Independence via conditional expectation and characteristic function I have encountered the following statement but can't think of a proper argument to explain/prove it:
If for every $A \in \mathcal F$ s.t. $P(A>0)$ we have $ E\left[ \exp (i \lambda X) | A \right] = E \left[\exp(i \lambda X)\right]$, then $X$ is independent from $\mathcal F$.
I know that the characteristic function defines the distribution completely and independence is somewhat a distribution property, but I am still not very convinced. In particular, only $E\left[ X | A \right] = E \left[X \right] \Rightarrow$ $X$ and $\mathcal F$ are independent, is false, isn't it?

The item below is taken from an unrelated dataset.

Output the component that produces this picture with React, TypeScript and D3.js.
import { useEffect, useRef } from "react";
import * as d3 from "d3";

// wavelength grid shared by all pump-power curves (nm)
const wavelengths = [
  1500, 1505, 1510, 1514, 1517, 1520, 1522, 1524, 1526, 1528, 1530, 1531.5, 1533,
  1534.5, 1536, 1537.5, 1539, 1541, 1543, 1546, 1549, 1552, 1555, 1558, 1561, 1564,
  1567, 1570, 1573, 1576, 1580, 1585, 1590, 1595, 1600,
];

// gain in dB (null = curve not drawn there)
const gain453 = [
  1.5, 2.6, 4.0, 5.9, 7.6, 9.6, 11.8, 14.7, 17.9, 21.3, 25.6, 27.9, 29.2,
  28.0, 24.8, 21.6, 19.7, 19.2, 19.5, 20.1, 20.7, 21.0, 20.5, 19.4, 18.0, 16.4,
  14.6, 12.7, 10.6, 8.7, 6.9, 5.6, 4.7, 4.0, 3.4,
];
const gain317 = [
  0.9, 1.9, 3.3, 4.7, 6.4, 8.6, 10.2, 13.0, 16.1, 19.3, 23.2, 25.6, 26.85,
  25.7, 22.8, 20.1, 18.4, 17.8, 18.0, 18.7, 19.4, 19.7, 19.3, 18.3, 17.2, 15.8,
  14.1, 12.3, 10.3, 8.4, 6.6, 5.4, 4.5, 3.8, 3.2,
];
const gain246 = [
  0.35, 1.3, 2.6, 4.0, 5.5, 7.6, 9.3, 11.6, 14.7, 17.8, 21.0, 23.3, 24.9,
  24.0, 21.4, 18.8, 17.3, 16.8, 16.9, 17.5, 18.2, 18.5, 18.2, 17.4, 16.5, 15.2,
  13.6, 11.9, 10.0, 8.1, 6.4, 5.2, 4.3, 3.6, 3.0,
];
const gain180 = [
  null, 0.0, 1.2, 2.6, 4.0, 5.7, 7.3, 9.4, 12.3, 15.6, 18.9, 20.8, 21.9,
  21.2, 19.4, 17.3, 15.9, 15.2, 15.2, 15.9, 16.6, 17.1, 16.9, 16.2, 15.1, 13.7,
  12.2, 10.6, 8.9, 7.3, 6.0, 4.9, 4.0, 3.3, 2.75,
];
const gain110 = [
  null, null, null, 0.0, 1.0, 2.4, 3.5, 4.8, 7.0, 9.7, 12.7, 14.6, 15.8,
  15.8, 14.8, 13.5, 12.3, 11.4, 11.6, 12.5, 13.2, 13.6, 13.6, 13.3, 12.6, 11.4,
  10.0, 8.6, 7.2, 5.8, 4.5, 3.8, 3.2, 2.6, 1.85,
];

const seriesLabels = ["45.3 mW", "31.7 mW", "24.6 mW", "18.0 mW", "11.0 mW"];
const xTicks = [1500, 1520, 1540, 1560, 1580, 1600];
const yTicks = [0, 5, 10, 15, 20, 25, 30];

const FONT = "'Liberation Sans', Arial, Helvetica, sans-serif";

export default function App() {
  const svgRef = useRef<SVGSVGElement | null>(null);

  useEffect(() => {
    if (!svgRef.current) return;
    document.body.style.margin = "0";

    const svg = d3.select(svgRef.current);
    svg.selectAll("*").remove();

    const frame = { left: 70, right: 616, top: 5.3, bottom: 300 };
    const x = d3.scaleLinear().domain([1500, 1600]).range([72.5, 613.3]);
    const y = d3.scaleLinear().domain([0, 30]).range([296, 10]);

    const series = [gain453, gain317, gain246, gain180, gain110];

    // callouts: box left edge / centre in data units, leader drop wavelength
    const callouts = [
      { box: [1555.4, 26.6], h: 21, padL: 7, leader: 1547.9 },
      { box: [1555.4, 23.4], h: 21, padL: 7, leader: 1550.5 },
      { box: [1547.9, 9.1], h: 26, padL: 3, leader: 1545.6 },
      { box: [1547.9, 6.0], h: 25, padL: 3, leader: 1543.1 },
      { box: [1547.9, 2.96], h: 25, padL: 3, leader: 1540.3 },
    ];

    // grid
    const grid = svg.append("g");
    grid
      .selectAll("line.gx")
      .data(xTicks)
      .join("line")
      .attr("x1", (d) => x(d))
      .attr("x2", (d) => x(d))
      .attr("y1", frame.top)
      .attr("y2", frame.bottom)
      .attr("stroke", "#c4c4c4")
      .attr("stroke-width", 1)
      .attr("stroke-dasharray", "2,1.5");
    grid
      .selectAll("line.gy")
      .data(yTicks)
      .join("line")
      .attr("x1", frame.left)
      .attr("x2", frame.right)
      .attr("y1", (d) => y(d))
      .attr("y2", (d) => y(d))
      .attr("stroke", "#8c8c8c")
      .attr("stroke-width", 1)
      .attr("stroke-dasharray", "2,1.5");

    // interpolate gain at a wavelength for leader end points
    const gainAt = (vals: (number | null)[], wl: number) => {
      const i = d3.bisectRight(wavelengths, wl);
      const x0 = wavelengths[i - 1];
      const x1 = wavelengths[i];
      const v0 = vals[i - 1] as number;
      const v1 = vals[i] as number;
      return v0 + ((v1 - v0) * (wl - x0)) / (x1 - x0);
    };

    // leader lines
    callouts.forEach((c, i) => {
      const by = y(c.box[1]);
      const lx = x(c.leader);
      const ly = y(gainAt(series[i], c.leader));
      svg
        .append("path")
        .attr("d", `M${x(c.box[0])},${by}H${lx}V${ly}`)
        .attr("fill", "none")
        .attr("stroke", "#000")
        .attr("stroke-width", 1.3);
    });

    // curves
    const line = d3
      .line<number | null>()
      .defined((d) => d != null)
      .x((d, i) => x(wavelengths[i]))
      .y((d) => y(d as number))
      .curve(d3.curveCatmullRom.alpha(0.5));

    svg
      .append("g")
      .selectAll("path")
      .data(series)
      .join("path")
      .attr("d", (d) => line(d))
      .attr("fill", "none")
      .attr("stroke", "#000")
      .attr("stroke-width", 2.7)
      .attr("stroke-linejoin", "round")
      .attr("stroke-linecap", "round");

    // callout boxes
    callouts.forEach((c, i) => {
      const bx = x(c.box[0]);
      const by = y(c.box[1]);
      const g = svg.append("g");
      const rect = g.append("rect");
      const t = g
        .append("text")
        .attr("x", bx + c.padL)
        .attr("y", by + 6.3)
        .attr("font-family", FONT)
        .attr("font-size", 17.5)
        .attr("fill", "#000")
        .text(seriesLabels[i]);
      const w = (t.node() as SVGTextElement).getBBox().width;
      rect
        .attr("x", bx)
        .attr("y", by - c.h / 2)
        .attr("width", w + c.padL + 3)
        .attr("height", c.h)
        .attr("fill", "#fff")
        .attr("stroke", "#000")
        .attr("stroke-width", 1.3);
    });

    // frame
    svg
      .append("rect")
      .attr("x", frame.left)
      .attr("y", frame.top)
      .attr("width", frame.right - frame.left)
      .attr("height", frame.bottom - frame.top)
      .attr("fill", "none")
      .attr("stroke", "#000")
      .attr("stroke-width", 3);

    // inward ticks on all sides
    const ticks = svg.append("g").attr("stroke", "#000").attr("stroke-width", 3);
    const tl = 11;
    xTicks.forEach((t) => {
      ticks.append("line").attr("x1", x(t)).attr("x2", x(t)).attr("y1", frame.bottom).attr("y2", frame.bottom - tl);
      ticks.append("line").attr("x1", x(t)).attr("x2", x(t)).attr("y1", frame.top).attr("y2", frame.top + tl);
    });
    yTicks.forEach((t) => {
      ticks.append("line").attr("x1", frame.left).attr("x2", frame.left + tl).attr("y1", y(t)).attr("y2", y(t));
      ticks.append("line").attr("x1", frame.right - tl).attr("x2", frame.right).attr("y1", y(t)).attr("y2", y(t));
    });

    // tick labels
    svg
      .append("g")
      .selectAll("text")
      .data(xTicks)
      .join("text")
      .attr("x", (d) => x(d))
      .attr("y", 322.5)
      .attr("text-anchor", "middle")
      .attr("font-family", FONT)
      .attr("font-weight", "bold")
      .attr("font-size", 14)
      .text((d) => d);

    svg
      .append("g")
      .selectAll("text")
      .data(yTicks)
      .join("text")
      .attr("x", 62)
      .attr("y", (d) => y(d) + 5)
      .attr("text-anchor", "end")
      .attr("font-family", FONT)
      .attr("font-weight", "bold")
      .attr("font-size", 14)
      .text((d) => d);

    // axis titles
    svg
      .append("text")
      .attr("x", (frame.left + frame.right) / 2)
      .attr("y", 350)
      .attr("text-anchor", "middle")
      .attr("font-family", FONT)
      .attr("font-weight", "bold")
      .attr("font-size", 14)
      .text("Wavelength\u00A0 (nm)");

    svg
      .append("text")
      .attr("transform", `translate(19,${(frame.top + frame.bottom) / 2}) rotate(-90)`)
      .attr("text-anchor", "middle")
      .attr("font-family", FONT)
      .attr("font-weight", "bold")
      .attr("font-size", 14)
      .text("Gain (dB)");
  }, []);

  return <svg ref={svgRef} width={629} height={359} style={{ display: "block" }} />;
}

 A: The statement is true.  Proving it takes a fair amount of work, depending on what results you already know (about Fourier transforms and characteristic functions in particular).  However, for some very rough intuition, the idea is that any bounded Borel function $f(x)$ can be approximated in some sense by "trigonometric polynomials" of the form $g(x)=a_1 e^{i \lambda_1 x} + \dots + a_n e^{i \lambda_n x}$.  Now since $E[g(X) \mid A] = E[g(X)]$ for each such $g$, with some limiting arguments you conclude that $E[f(X) \mid A] = E[f(X)]$ for every bounded Borel function $f$.  In particular, taking $f = 1_B$, you have $P(X \in B \mid A) = E[1_B(X) \mid A] = E[1_B(X)] = P(X \in B)$.  This shows that the event $\{X \in B\}$ is independent of $A$, and since every event in $\sigma(X)$ is of the form $\{X \in B\}$, you are done.
The best way I know to execute the "limiting argument" is the multiplicative system theorem, which is to measurable functions what the Stone-Weierstrass theorem is to continuous functions (and indeed the proof of the former uses the latter, or ideas from its proof).

In particular, only $E\left[ X | A \right] = E \left[X \right] \Rightarrow$ $X$ and $\mathcal F$ are independent, is false, isn't it?

Yes, it's false.  But notice that here you have this relation not just for the random variable $X$ itself, but for infinitely many random variables from $\sigma(X)$.  That makes it sound a little more plausible, hopefully.